Ginny flung one leg over Shepherd’s lap and grabbed him by the lapels. “Take off your vest.”
“Virginia,” he said, scandalized. “Noah is in crisis.”
“Take off your jacket, dummy. I’m not trying to seduce you here.”
He gave her a look.
She rolled her eyes. “Promise.”
Shepherd took off his vest. Ginny reached over the console and covered Hector’s face with the pleather. “There,” she said. “All better!”
Noah glared at them both in the rearview. “I’m not a child.” He put the car in drive and turned into traffic. “But it did help. So. Whatever.”
Ginny gasped. “Wait! Noah, pull over!”
“What? No! Noah, keep going! Ginny? What the hell?”
“My cooler!” She pointed out the back window. “I left my cooler in the clubhouse! We have to go back for it.”
“Ginny. We barely got out of there without being noticed, by a series of pure coincidences that had to be arranged by God Himself. I am not going back in there, for any reason, at any time, ever again.”
She shoved her knee against his; since her leg was already on his lap, it hurt her more than it did him. “But Shepherd! There was enough C-4 hidden in the false bottom of that thing to blow the lid off the entire building.”
“They’re criminals, Virginia. They love C-4. They’ll be happy about finding it. Delighted, even. It’ll really cheer them up when they realize Hector’s missing.”
With a sigh, she crossed her arms. “Fine.” Her bottom lip stuck out in a pout. “It was my own cooler, though. Cute and pink. And I bought all the hard seltzers with my own money!”
“We literally just robbed meth-dealing bikers to save your mother, Ginny,” Shepherd said. “You can sacrifice a cooler and some hard seltzers for the cause.”
“Yeah. Maybe.”
“We’re all suffering,” Noah agreed from the front seat, his voice thick with unshed tears. “We’re all suffering greatly.”

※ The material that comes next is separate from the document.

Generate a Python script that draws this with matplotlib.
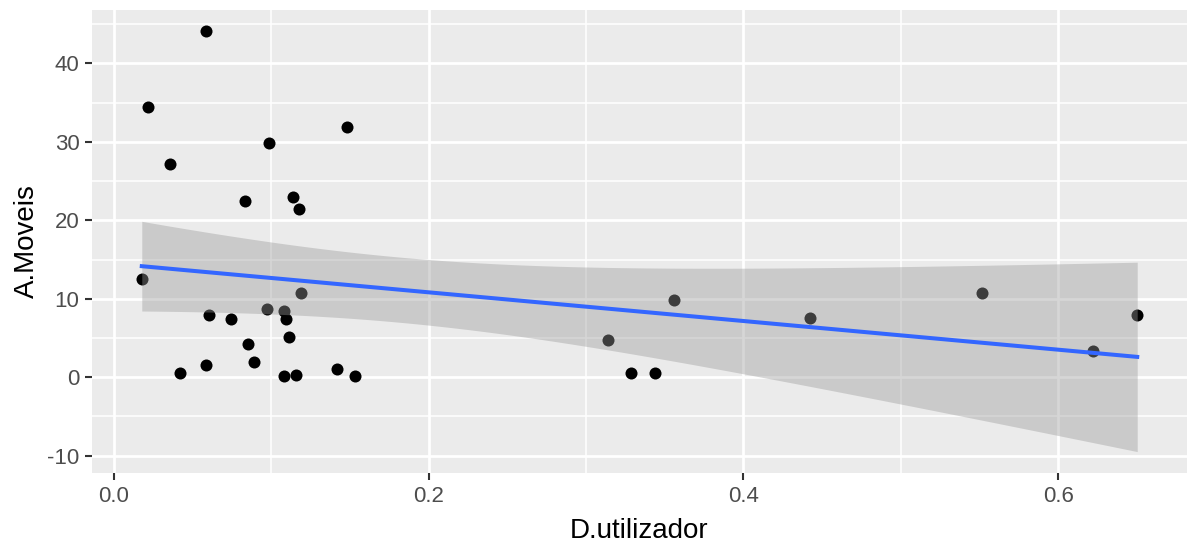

Shepherd’s Pies was closed, though there was a light on inside.
Noah parked in the back alley, still sniffling, and the three of them eased Hector out of Ginny’s car and into the kitchen.
Normally hotter than the street outside, the ovens were off, and the kitchen was a stuffy eighty-two degrees, give or take.

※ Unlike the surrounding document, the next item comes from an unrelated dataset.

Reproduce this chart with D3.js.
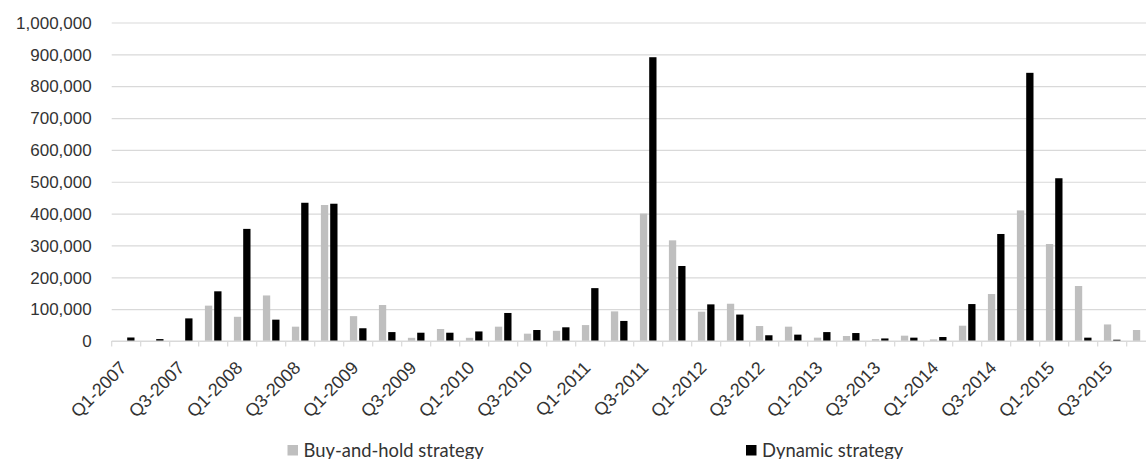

Chris was sitting on one of the counters, eating a banana.
Max and Charlie were off to the side, looking at Max’s phone.
“This one’s angle is better,” Max said, his thumb moving across the screen. Something exploded in his hand. Both he and Charlie laughed. “Oh, man, this is gonna trend, I just know it. ‘Taco Truck Explodes at Biker Party’ just has a ring to it, you know? A je ne sais quoi.”
“Gesundheit,” Charlie said. “Ah, you made it! What, uh—” He crossed his arms. “What’s that?”
Shepherd, Ginny, and Noah dropped Hector onto the tile floor with a bang. Noah shuddered, wiped his eyes. “I need ice,” he whispered. “I’m gonna throw up.”
Chris hopped off the counter and ushered Noah away with an arm around his shoulders. “There, there, little buddy. You’re safe now.”
“There wasn’t a safe,” Shepherd said. He wiped his forehead with the back of his hand. “No safe. Only painting. Money in painting.”
Ginny blinked at him. “Are you OK? Do you need ice?”
He waved her off, though really he was mentally calculating the steps to the nearest toilet and/or trash can. Robbing bikers on an empty stomach was, apparently, not what his body considered optimal biological functioning. “Just get me a knife. Max, lock all the doors. Let’s get this open.”
Ginny pulled a butcher knife out of the nearest block, a metallic twang filling the air. “OK, but I don’t want to watch.” She handed it over. “Bye, Hector. You were misunderstood, but Lex would’ve loved you.”
“Oh God.” Shepherd moved the knife to his right hand. “Lex would love him. Maybe we should cut him from behind to try to save him?”
“No!” came Noah’s frantic, high-pitched scream from somewhere else in the restaurant. “Kill it! Kill it now, Shepherd! Take off its face before it eats us alive!”
Charlie laughed. “Damn. What a group you got here, Ginny. Like a sitcom. Come on, Shep. Let’s get this money so we can pay those kidnappers, eh?”
“Right, right. The kidnappers.” Shepherd sighed. “The whole point.”
Then he stabbed Hector in his sad clown face.